The company has begun work on a 35-car trial program through 2011 with the aim of bringing it to market in 2012 -- the result of a new 'fast and flexible' development model borrowing extensively from EV specialist Tesla.
To pare back development time without compromising product quality, Toyota's technical centre in Michigan treated the project as "a typical mid-cycle 'major-minor' product change", essentially adding a powertrain option and a few equipment and cosmetic changes to a stock current-generation RAV4.
While the power pack and other drivetrain and power management parts came from Tesla, Toyota conducted the integration work in house. The LA show car uses a lithium metal oxide battery "with useable output rated in the mid-30kwh range". But such is the speed of battery development at the moment that Toyota hasn't finalised anything about the product to go to market beyond continued supply from Tesla's plant in Palo Alto.

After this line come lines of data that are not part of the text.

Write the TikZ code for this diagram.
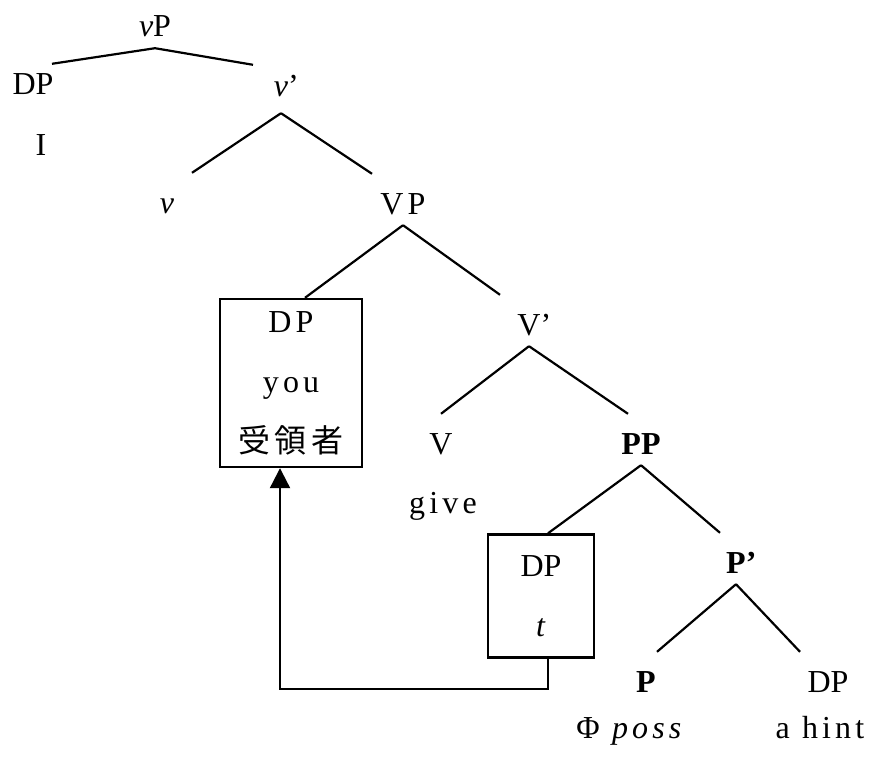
\documentclass[tikz,border=0pt]{standalone}
\usepackage{fontspec}
\setmainfont{Liberation Serif}
\newfontfamily\widefont{Liberation Serif}[LetterSpace=13]
\newfontfamily\jpfont{Noto Sans CJK JP}
\usetikzlibrary{arrows.meta}
\tikzset{
  cat/.style={
    inner sep=0pt,
    anchor=base,
    text height=40pt,
    text depth=11pt,
    font=\fontsize{32}{37}\selectfont
  },
  word/.style={
    inner sep=0pt,
    anchor=base,
    font=\fontsize{32}{37}\selectfont\widefont
  },
  movebox/.style={
    draw,
    line width=2.4pt,
    inner sep=0pt,
    align=center,
    font=\fontsize{32}{60}\selectfont
  },
  branch/.style={line width=2.2pt},
  movearrow/.style={-{Triangle[length=20pt,width=20pt]}, line width=2.2pt}
}

\begin{document}
\begin{tikzpicture}[x=1pt, y=-1pt]
  \useasboundingbox (0,0) rectangle (871,760);

  % vP shell
  \node[cat] (vP) at (155,37) {\textit{v}P};
  \node[cat, text height=31pt] (DPi) at (33,95) {DP};
  \node[word] (I) at (41,155) {I};
  \node[cat, text height=31pt, text depth=17pt] (vbar) at (281,96) {\textit{v}\rlap{’}};
  \node[cat] (v) at (167,213) {\textit{v}};
  \node[cat] (VP) at (403,214) {\widefont VP};

  % VP and PP
  \node[movebox, minimum width=142pt, minimum height=168pt] (recip) at (291,383)
    {{\widefont DP}\\{\widefont you}\\{\jpfont 受\kern5pt 領\kern5pt 者}};
  \node[cat] (Vbar) at (529,335) {V\rlap{’}};
  \node[cat] (V) at (441,454) {V};
  \node[word] (give) at (443,513) {give};
  \node[cat] (PP) at (641,454) {\bfseries PP};
  \node[movebox, minimum width=106pt, minimum height=123pt] (trace) at (541,596)
    {DP\\\textit{t}};
  \node[cat] (Pbar) at (736,573) {\bfseries P\rlap{’}};
  \node[cat] (P) at (646,692) {\bfseries P};
  \node[cat] (DPh) at (828,692) {DP};
  \node[word] (poss) at (631,738) {Φ \textit{poss}};
  \node[word] (hint) at (820,738) {a hint};

  \draw[branch] (vP.south) -- ([xshift=19pt]DPi.north);
  \draw[branch] (vP.south) -- ([xshift=-28pt]vbar.north);
  \draw[branch] (vbar.south) -- ([xshift=25pt]v.north);
  \draw[branch] (vbar.south) -- ([xshift=-31pt]VP.north);
  \draw[branch] (VP.south) -- ([xshift=14pt]recip.north);
  \draw[branch] (VP.south) -- ([xshift=-29pt]Vbar.north);
  \draw[branch] (Vbar.south) -- (V.north);
  \draw[branch] (Vbar.south) -- ([xshift=-13pt]PP.north);
  \draw[branch] (PP.south) -- ([xshift=7pt]trace.north);
  \draw[branch] (PP.south) -- ([xshift=-16pt]Pbar.north);
  \draw[branch] (Pbar.south) -- ([xshift=11pt]P.north);
  \draw[branch] (Pbar.south) -- ([xshift=-28pt]DPh.north);

  % movement of the recipient
  \draw[movearrow] ([xshift=7pt]trace.south) -- ++(0,30) -| ([xshift=-11pt]recip.south);
\end{tikzpicture}
\end{document}
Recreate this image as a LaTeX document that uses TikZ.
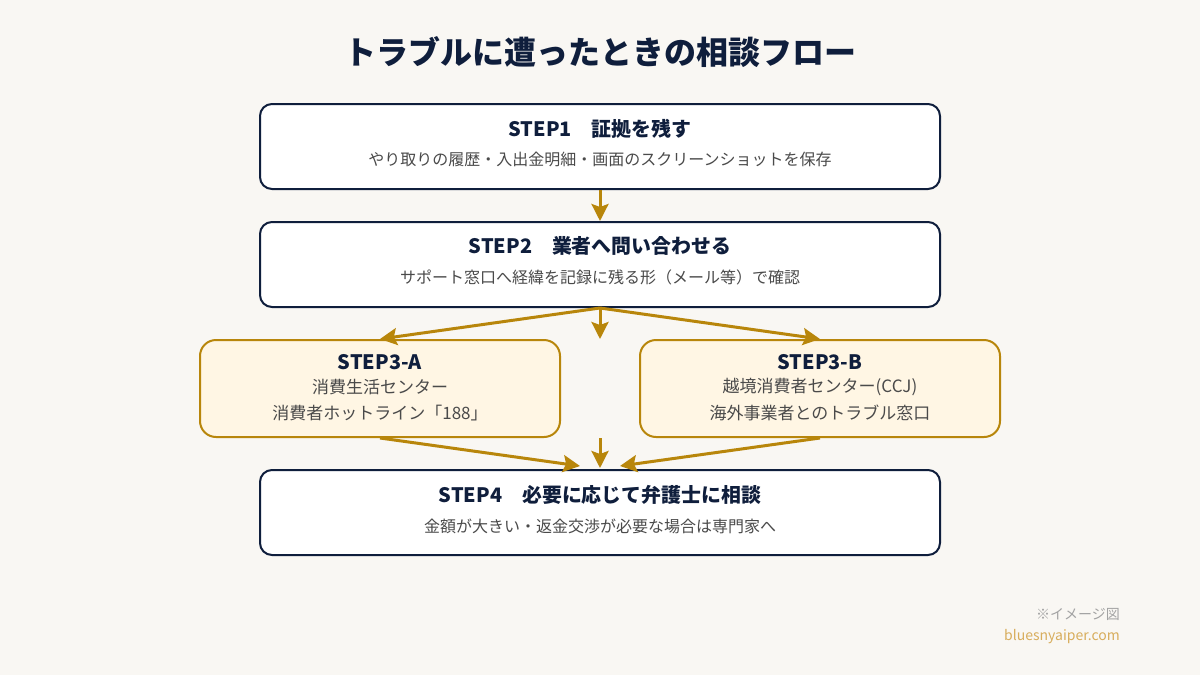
\documentclass[tikz,border=0pt]{standalone}
\usepackage{fontspec}
\setmainfont{Noto Sans CJK JP}
\usetikzlibrary{arrows.meta}
\definecolor{navy}{HTML}{0F1E3C}
\definecolor{gold}{HTML}{B8860B}
\definecolor{paper}{HTML}{F9F7F3}
\definecolor{cream}{HTML}{FFF6E4}
\definecolor{subgray}{HTML}{4A4A4A}
\definecolor{notegray}{HTML}{A3A3A3}
\definecolor{sitegold}{HTML}{D8AD5C}

\begin{document}
\begin{tikzpicture}[x=1pt,y=-1pt]
\tikzstyle{stepbox}=[draw=navy,line width=2pt,fill=white,rounded corners=12pt,minimum width=680pt,minimum height=85pt,inner sep=0pt]
\tikzstyle{branchbox}=[draw=gold,line width=2pt,fill=cream,rounded corners=16pt,minimum width=360pt,minimum height=97pt,inner sep=0pt]
\tikzstyle{headtext}=[text=navy,font=\fontsize{19.9}{23}\selectfont\bfseries,inner sep=0pt]
\tikzstyle{subtext}=[text=subgray,font=\fontsize{16}{19}\selectfont,inner sep=0pt]
\tikzstyle{linetext}=[text=subgray,font=\fontsize{17}{20}\selectfont,inner sep=0pt]
\tikzstyle{flow}=[draw=gold,line width=3pt,-{Stealth[length=17pt,width=17pt,inset=3pt]}]

\fill[paper] (0,0) rectangle (1200,675);
\useasboundingbox (0,0) rectangle (1200,675);

% title
\node[text=navy,font=\fontsize{32}{36}\selectfont\bfseries] (title) at (600,52) {トラブルに遭ったときの相談フロー};

% steps
\node[stepbox] (s1) at (600,146.5) {};
\node[headtext] (s1h) at (600,129) {STEP1　証拠を残す};
\node[subtext] (s1t) at (600,159) {やり取りの履歴・入出金明細・画面のスクリーンショットを保存};

\node[stepbox] (s2) at (600,264.5) {};
\node[headtext] (s2h) at (600,246) {STEP2　業者へ問い合わせる};
\node[subtext] (s2t) at (600,277) {サポート窓口へ経緯を記録に残る形（メール等）で確認};

\node[branchbox] (a) at (380,388.5) {};
\node[headtext] (ah) at (380,362) {STEP3-A};
\node[linetext] (a1) at (380,387) {消費生活センター};
\node[linetext] (a2) at (380,413) {消費者ホットライン「188」};

\node[branchbox] (b) at (820,388.5) {};
\node[headtext] (bh) at (820,362) {STEP3-B};
\node[linetext] (b1) at (820,387) {越境消費者センター(CCJ)};
\node[linetext] (b2) at (820,413) {海外事業者とのトラブル窓口};

\node[stepbox] (s4) at (600,512.5) {};
\node[headtext] (s4h) at (600,495) {STEP4　必要に応じて弁護士に相談};
\node[subtext] (s4t) at (600,526) {金額が大きい・返金交渉が必要な場合は専門家へ};

% arrows
\coordinate (mid1) at (600,339);
\coordinate (mid2) at (600,438);
\coordinate (inl) at (580,466);
\coordinate (inc) at (600,468);
\coordinate (inr) at (620,466);
\draw[flow] (s1.south) -- (s2.north);
\draw[flow] (s2.south) -- (a.north);
\draw[flow] (s2.south) -- (mid1);
\draw[flow] (s2.south) -- (b.north);
\draw[flow] (a.south) -- (inl);
\draw[flow] (mid2) -- (inc);
\draw[flow] (b.south) -- (inr);

% footer
\node[anchor=east,text=notegray,font=\fontsize{14}{16}\selectfont,inner sep=0pt] (note) at (1120,614) {※イメージ図};
\node[anchor=east,text=sitegold,font=\fontsize{14}{16}\selectfont,inner sep=0pt] (site) at (1120,637) {bluesnyaiper.com};
\end{tikzpicture}
\end{document}
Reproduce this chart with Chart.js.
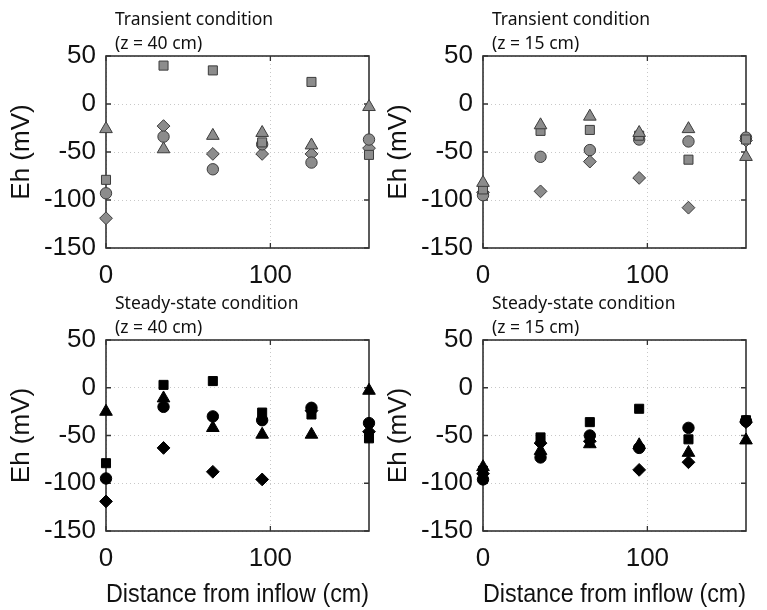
<!DOCTYPE html>
<html>
<head>
<meta charset="utf-8">
<script src="https://cdn.jsdelivr.net/npm/chart.js@4.4.1/dist/chart.umd.min.js"></script>
<style>
  body { margin: 0; background: #fff; }
  #wrap { position: relative; width: 767px; height: 610px; overflow: hidden; }
  canvas { position: absolute; }
</style>
</head>
<body>
<div id="wrap">
  <canvas id="c1" width="383" height="300" style="left:0px;top:0px"></canvas>
  <canvas id="c2" width="383" height="300" style="left:377px;top:0px"></canvas>
  <canvas id="c3" width="383" height="330" style="left:0px;top:280px"></canvas>
  <canvas id="c4" width="383" height="330" style="left:377px;top:280px"></canvas>
</div>
<script>
// distance from inflow (cm) of the sampling points
const distance = [0, 35, 65, 95, 125, 160]
const xTicks = [0, 100]
const yTicks = [50, 0, -50, -100, -150]

// transient, z = 40 cm
const trans40Tri = [-26, -47, -33, -30, -43, -3]
const trans40Sq = [-79, 40, 35, -40, 23, -53]
const trans40Circ = [-93, -34, -68, -42, -61, -37]
const trans40Dia = [-119, -23, -52, -52, -52, -46]

// transient, z = 15 cm
const trans15Tri = [-82, -22, -13, -30, -26, -55]
const trans15Sq = [-89, -28, -27, -33, -58, -37]
const trans15Circ = [-95, -55, -48, -37, -39, -35]
const trans15Dia = [-92, -91, -60, -77, -108, -38]

// steady-state, z = 40 cm
const steady40Tri = [-25, -11, -42, -49, -49, -3]
const steady40Sq = [-79, 3, 7, -26, -28, -53]
const steady40Circ = [-95, -20, -30, -34, -21, -37]
const steady40Dia = [-119, -63, -88, -96, -24, -46]

// steady-state, z = 15 cm
const steady15Tri = [-83, -66, -59, -60, -68, -55]
const steady15Sq = [-87, -52, -36, -22, -54, -34]
const steady15Circ = [-96, -73, -50, -63, -42, -35]
const steady15Dia = [-90, -58, -56, -86, -78, -36]

Chart.defaults.font.family = 'Arial, "Liberation Sans", Helvetica, sans-serif'
Chart.defaults.color = '#111'

const framePlugin = {
    id: 'frame',
    beforeDatasetsDraw(chart){
        const ctx = chart.ctx
        const a = chart.chartArea
        const x = chart.scales.x
        const y = chart.scales.y
        ctx.save()
        ctx.strokeStyle = '#333'
        ctx.lineWidth = 1.6
        ctx.strokeRect(a.left, a.top, a.right - a.left, a.bottom - a.top)
        ctx.lineWidth = 1.3
        ctx.beginPath()
        x.ticks.forEach(t => {
            const px = x.getPixelForValue(t.value)
            ctx.moveTo(px, a.top); ctx.lineTo(px, a.top + 5)
            ctx.moveTo(px, a.bottom); ctx.lineTo(px, a.bottom - 5)
        })
        y.ticks.forEach(t => {
            const py = y.getPixelForValue(t.value)
            ctx.moveTo(a.left, py); ctx.lineTo(a.left + 5, py)
            ctx.moveTo(a.right, py); ctx.lineTo(a.right - 5, py)
        })
        ctx.stroke()
        ctx.restore()
    },
    afterDraw(chart){
        const lines = chart.options.plugins.frame.lines
        const ctx = chart.ctx
        const a = chart.chartArea
        ctx.save()
        ctx.fillStyle = '#111'
        ctx.font = '17.5px "Noto Sans", "Open Sans", sans-serif'
        ctx.textAlign = 'left'
        ctx.textBaseline = 'alphabetic'
        ctx.fillText(lines[0], a.left + 9, a.top - 31)
        ctx.fillText(lines[1], a.left + 9, a.top - 7)
        ctx.restore()
    }
}

function makeSet(data, style, radius, fill, edge){
    return {
        data: distance.map((d, i) => ({x: d, y: data[i]})),
        pointStyle: style,
        pointRadius: radius,
        pointHoverRadius: radius,
        backgroundColor: fill,
        borderColor: edge,
        borderWidth: 1,
        showLine: false
    }
}

function panel(id, lines, series, fill, edge, bottomRow){
    const [tri, sq, circ, dia] = series
    new Chart(document.getElementById(id), {
        type: 'scatter',
        data: {
            datasets: [
                makeSet(tri, 'triangle', 7.3, fill, edge),
                makeSet(sq, 'rect', 6.4, fill, edge),
                makeSet(circ, 'circle', 5.7, fill, edge),
                makeSet(dia, 'rectRot', 6.4, fill, edge)
            ]
        },
        options: {
            responsive: false,
            animation: false,
            clip: false,
            layout: { padding: { top: bottomRow ? 60 : 56, right: 14, left: 0, bottom: 0 } },
            plugins: {
                legend: { display: false },
                tooltip: { enabled: false },
                frame: { lines: lines }
            },
            scales: {
                x: {
                    type: 'linear',
                    min: 0,
                    max: 160,
                    afterBuildTicks: s => { s.ticks = xTicks.map(v => ({value: v})) },
                    afterFit: s => { s.height = bottomRow ? 79 : 52 },
                    grid: { color: '#c8c8c8', lineWidth: 1, drawTicks: false },
                    border: { display: false, dash: [1, 3] },
                    ticks: { padding: 12, font: { size: 26 }, color: '#111' },
                    title: {
                        display: bottomRow,
                        text: 'Distance from inflow (cm)',
                        font: { size: 26 },
                        color: '#111',
                        padding: { top: 0, bottom: 0 }
                    }
                },
                y: {
                    min: -150,
                    max: 50,
                    afterBuildTicks: s => { s.ticks = yTicks.map(v => ({value: v})) },
                    afterFit: s => { s.width = 106 },
                    grid: { color: '#c8c8c8', lineWidth: 1, drawTicks: false },
                    border: { display: false, dash: [1, 3] },
                    ticks: { padding: 10, font: { size: 26 }, color: '#111' },
                    title: {
                        display: true,
                        text: 'Eh (mV)',
                        font: { size: 26 },
                        color: '#111',
                        padding: { top: 6, bottom: 0 }
                    }
                }
            }
        },
        plugins: [framePlugin]
    })
}

const grey = '#8c8c8c'
const greyEdge = '#3c3c3c'
panel('c1', ['Transient condition', '(z = 40 cm)'], [trans40Tri, trans40Sq, trans40Circ, trans40Dia], grey, greyEdge, false)
panel('c2', ['Transient condition', '(z = 15 cm)'], [trans15Tri, trans15Sq, trans15Circ, trans15Dia], grey, greyEdge, false)
panel('c3', ['Steady-state condition', '(z = 40 cm)'], [steady40Tri, steady40Sq, steady40Circ, steady40Dia], '#000', '#000', true)
panel('c4', ['Steady-state condition', '(z = 15 cm)'], [steady15Tri, steady15Sq, steady15Circ, steady15Dia], '#000', '#000', true)
</script>
</body>
</html>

The company has stressed that speed to market was only one half of the challenge, the other being to deliver a vehicle that minimises the requirement for compromise on the part of owners and drivers. "From the beginning, the customer experience has been the focus," Jim Lentz, the company's president and chief operating officer, said in a statement. "In other words, how do we deliver an unconventional product to mainstream customers that is compelling and affordable and that offers an acceptable level of daily convenience?"
In large part, that meant keeping the EV's driving behaviour as close to the conventional RAV4's as possible. Weight was all important -- the EV weighs just 100kg more than the normal RAV4 V6 and almost matches it for 0-100 km/h acceleration.
Important, too, given the grumbles about the impact of battery packs on Prius and hybrid Lexus bootspace, the EV conversion has had no impact on cargo space.
The EV has undergone extensive suspension and steering modifications, with a number of components shifted around to balance out the added bulk of the power pack.
Cosmetic changes include a new front bumper, grille and lights, badging and exclusive paint colours. Indoors are overhauls to the seat trim, multimedia dash displays and instrument binnacle, with the normal stick shift replaced by a push-button affair.
2012 is shaping up like one of Toyota's busiest years ever. The RAV4 EV will launch alongside a plug-in version of the Prius, a small electric city car and seven all new hybrid models. The company has also announced plans to have its first commercially available hydrogen fuel cell vehicle on the road in key markets in 2015.
Toyota Australia spokesman Mike Breen told Carsales Network the company has no concrete plans for any of these to reach Australian showrooms at this point.